Jusqu’ici, les commentaires ont fait l’impasse sur les conséquences économiques du résultat de ces élections fédérales. On peut s’étonner de cette lacune médiatique dans un pays connu pour les liens étroits que la politique entretient avec l’industrie. Dans une civilisation où les slogans consuméristes règnent en maître, les verts sauront-ils opposer un front commun aux rouleaux compresseurs de la chimie, de l’alimentation et de la grande distribution? Enjeu majeur de la lutte contre les dérèglements climatiques, la paysannerie, traditionnellement conservatrice, collaborera-t-elle avec eux? La gauche du mouvement écologiste ne sait même pas si elle pourra compter sur les verts libéraux, les autres gagnants du 20 octobre. Lesquels pourraient rejoindre au contraire les intérêts de la droite lors des votes sur des objets non énergétiques.

Il serait temps d’engager une véritable réflexion de fond sur le sens de la croissance. Définir un nouveau contrat de société, comme le prônait déjà notre journal dès sa création, en 2003. Pour autant, la lutte contre les nuisances, l’introduction de taxes dissuasives, la bifurcation vers des productions propres mais cannibales en matière d’emploi peut-elle s’accommoder du risque d’accroître la précarité parmi les salariés et les personnes âgées? Sans la participation des autres acteurs politiques et de l’ensemble de la population, les verts ne parviendront pas à l’élaboration d’un tel chantier. D’autant que la préoccupation climatique ne s’arrête pas aux frontières, la Suisse ne saurait faire cavalier seul. Une concertation européenne est indispensable.

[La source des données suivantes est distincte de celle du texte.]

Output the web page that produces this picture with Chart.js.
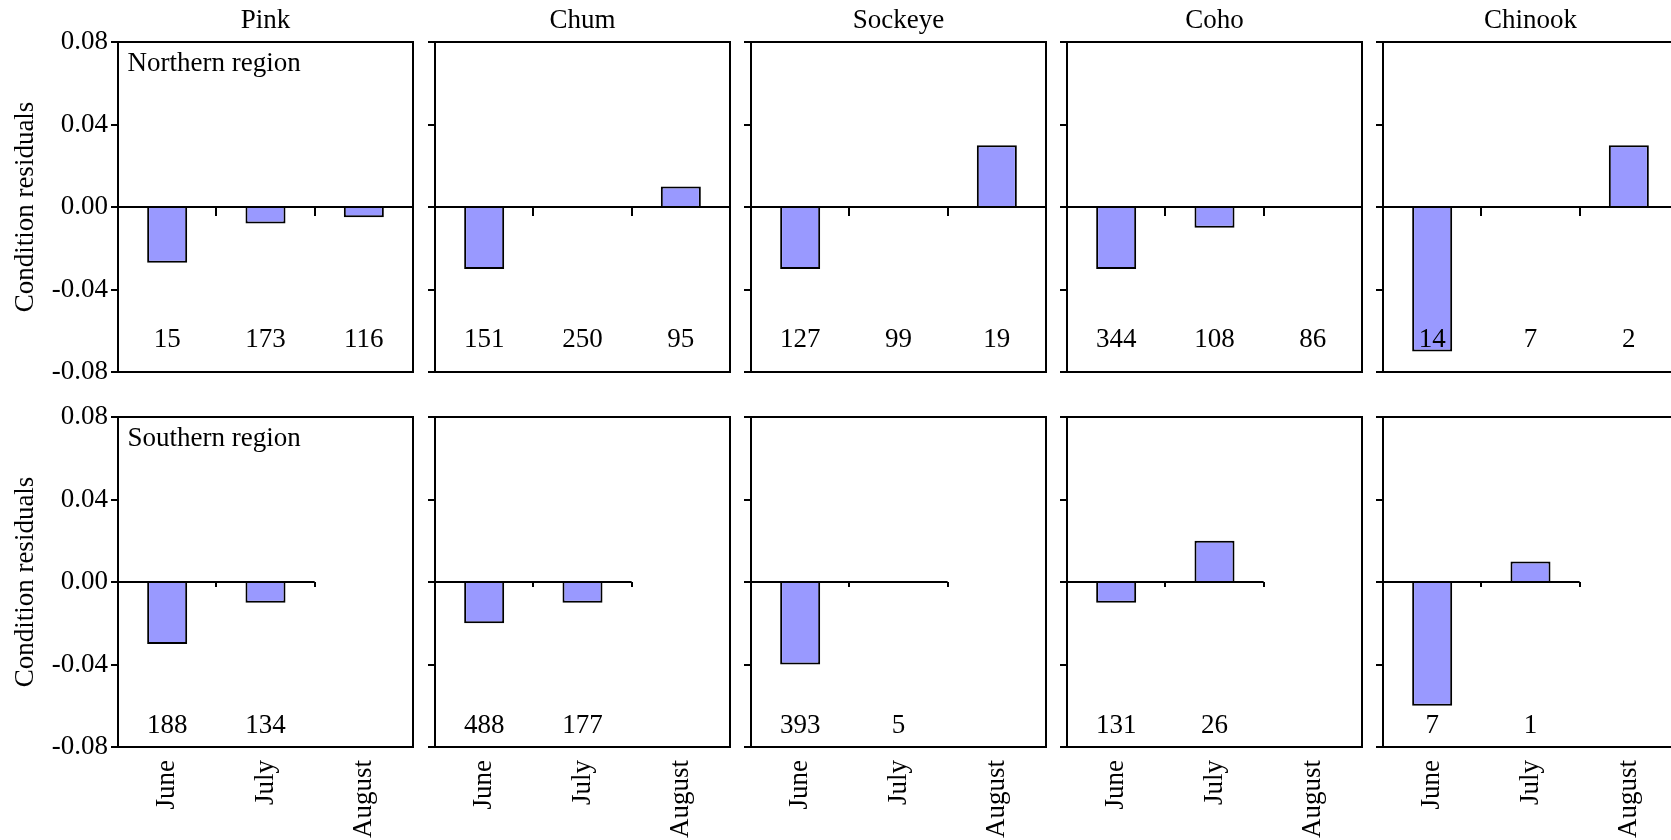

Lors de la campagne électorale, le peuple suisse a été fortement conditionné par le thème climatique. Confirmera-t-il ses options écolos lors des votations fédérales qui s’annoncent toujours plus nombreuses sur des objets que les médias n’ont pas placé à la une des objectifs de la prochaine législature? Les prochains débats au parlement, dans sa nouvelle mouture, donneront une indication sur le rapport des forces réel et la volonté des vainqueurs de ne pas terminer comme une parenthèse dans l’histoire.